Well, as any of us in this business know, churlish rejection is a fact of life. There’s no way around it. However, as John points out, if you’ve done the necessary homework to understand the story you’re pitching, to provide relevant and factual information, and know why the journalist should be interested, there’s no reason for fear and stress. You’ve done your job to the best of your ability. If this fish won’t bite, reel in the hook and cast in another direction.
Like they say in sales, every “no” is a step closer to a “yes.”
By Francis Moran
I originally wrote this post for DangleTech, Canada’s largest community-sponsored website dedicated to the issues surrounding Canada’s technology sector, where I contribute a weekly blog called “In the media: It’s where you need to be.” But my editor here at inmedialog, who’s been itching all week to see a post on this subject, decided we should also post it here.
One of the most frequent and, to tell the truth, most boring and least helpful, themes in the blogosphere is the all-too-common declaration by one blogger or another that PR is dead. With all the authority of his well-read blog, Robert Scoble started the ball rolling again this week with a post Monday that celebrated the fact that he actually heard about a new company – more of a raw beta concept, really – from some source other than a PR or corporate flack.
Leaving aside for the moment the question why this should be so noteworthy – Hey, Robert: It’s a rare day I don’t learn something new or hear about a new company, product or service with no involvement whatsoever from a PR or corporate flack. I call it waking up, opening my eyes and walking down the street! – he went on to extrapolate from this that PR is dead.
I’m not going to weigh in with comments on all the arguments raised both pro and con the silly idea. If you really have nothing better to do, if Canada’s not doing well enough at the Olympics to draw you in to all the TV coverage and you have time to kill, then you can see a good round-up here.
Notwithstanding the tediousness of this apparent fixation on the part of a lot of the blogosphere to bury PR and speak its eulogy, two useful points emerge.
The first is that when it comes to understanding public relations, the full scope of activities that fall under its rubric and the even fuller scope of marketing activities of which PR is merely a subset, Robert Scoble is strictly a blind man touching an elephant. Like many of his blog brethren, all Scoble ever sees (touches) is the story pitch. And since they are on the receiving end of a staggering number of poorly written and badly targeted pitches, it’s no wonder these guys see no value in what most PR people are doing with them.
In fact, the pitch is the very end of a lengthy and intensive process that, if done properly, creates tremendous value, both for the idea being pitched and for the person to whom it is being pitched. It’s merely one arrow in a PR quiver that, in turn, is merely one weapon in a marketing armoury.

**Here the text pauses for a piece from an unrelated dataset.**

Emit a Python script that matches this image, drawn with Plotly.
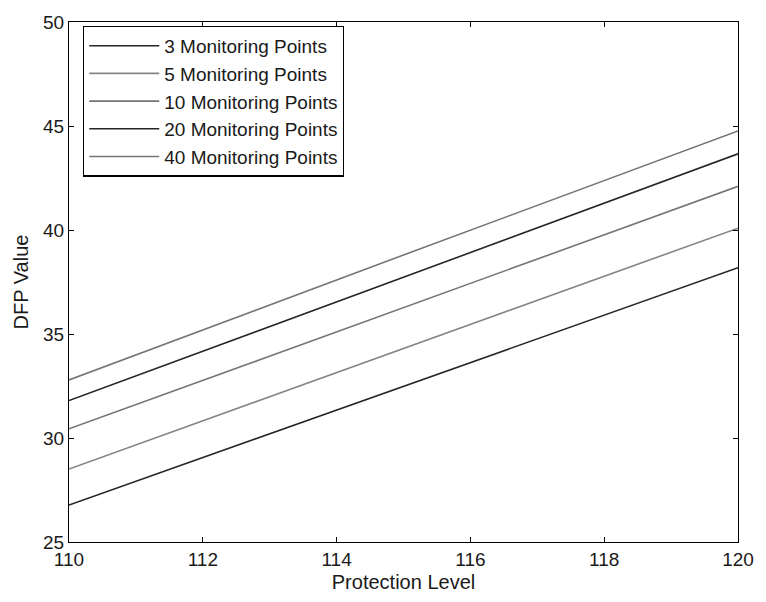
import plotly.graph_objects as go

protection_level = [110, 115, 120]
series_names = ["3 Monitoring Points", "5 Monitoring Points", "10 Monitoring Points",
                "20 Monitoring Points", "40 Monitoring Points"]
dfp_3 = [26.78, 32.48, 38.19]
dfp_5 = [28.51, 34.30, 40.09]
dfp_10 = [30.44, 36.27, 42.10]
dfp_20 = [31.80, 37.73, 43.66]
dfp_40 = [32.79, 38.80, 44.76]
x_ticks = [110, 112, 114, 116, 118, 120]
y_ticks = [25, 30, 35, 40, 45, 50]

series_values = [dfp_3, dfp_5, dfp_10, dfp_20, dfp_40]
colors = ["#262626", "#858585", "#757575", "#262626", "#757575"]

fig = go.Figure()
for name, vals, col in zip(series_names, series_values, colors):
    fig.add_trace(go.Scatter(x=protection_level, y=vals, mode="lines", name=name,
                             line=dict(color=col, width=1.6)))

font = "Liberation Sans, Arial, sans-serif"
axis_common = dict(showline=True, linecolor="black", linewidth=1.2, mirror="ticks",
                   ticks="inside", ticklen=5, tickcolor="black", showgrid=False,
                   zeroline=False, tickfont=dict(size=19, color="#1a1a1a", family=font))
fig.update_xaxes(range=[110, 120], tickvals=x_ticks,
                 title=dict(text="Protection Level", font=dict(size=20, color="#1a1a1a", family=font), standoff=6),
                 **axis_common)
fig.update_yaxes(range=[25, 50], tickvals=y_ticks,
                 title=dict(text="DFP Value", font=dict(size=20, color="#1a1a1a", family=font), standoff=8),
                 **axis_common)

fig.update_layout(
    width=766, height=602,
    margin=dict(l=69, r=22, t=14, b=57),
    plot_bgcolor="white", paper_bgcolor="white",
    font=dict(family=font, size=19, color="#1a1a1a"),
    legend=dict(x=0.021, y=0.993, xanchor="left", yanchor="top",
                bordercolor="black", borderwidth=1.2, bgcolor="white",
                font=dict(size=19, family=font, color="#1a1a1a"),
                itemwidth=70, tracegroupgap=0),
    showlegend=True,
)
fig.write_html("out.html")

The second useful point is that in many ways, Scoble and his colleagues are right. PR is dead. At least, PR – as it has been practiced by too many for far too long – is dead. That old way saw (mal)practitioners source huge lists of so-called contacts from commercial media directories, mail-merge them with their news release or story pitch, and then blast it out to hundreds, if not thousands. It didn’t work in the old days any better than it does now. All that has changed is that the targets of those useless pitches are naming and shaming those who do it. (I did weigh in on the death of the media directory.)
Far from the blogosphere sounding the death knell for PR, it has focused attention on the most egregious practices of the industry. While I still find most of the arguments tendentious and silly, at least they’re serving this one useful public service.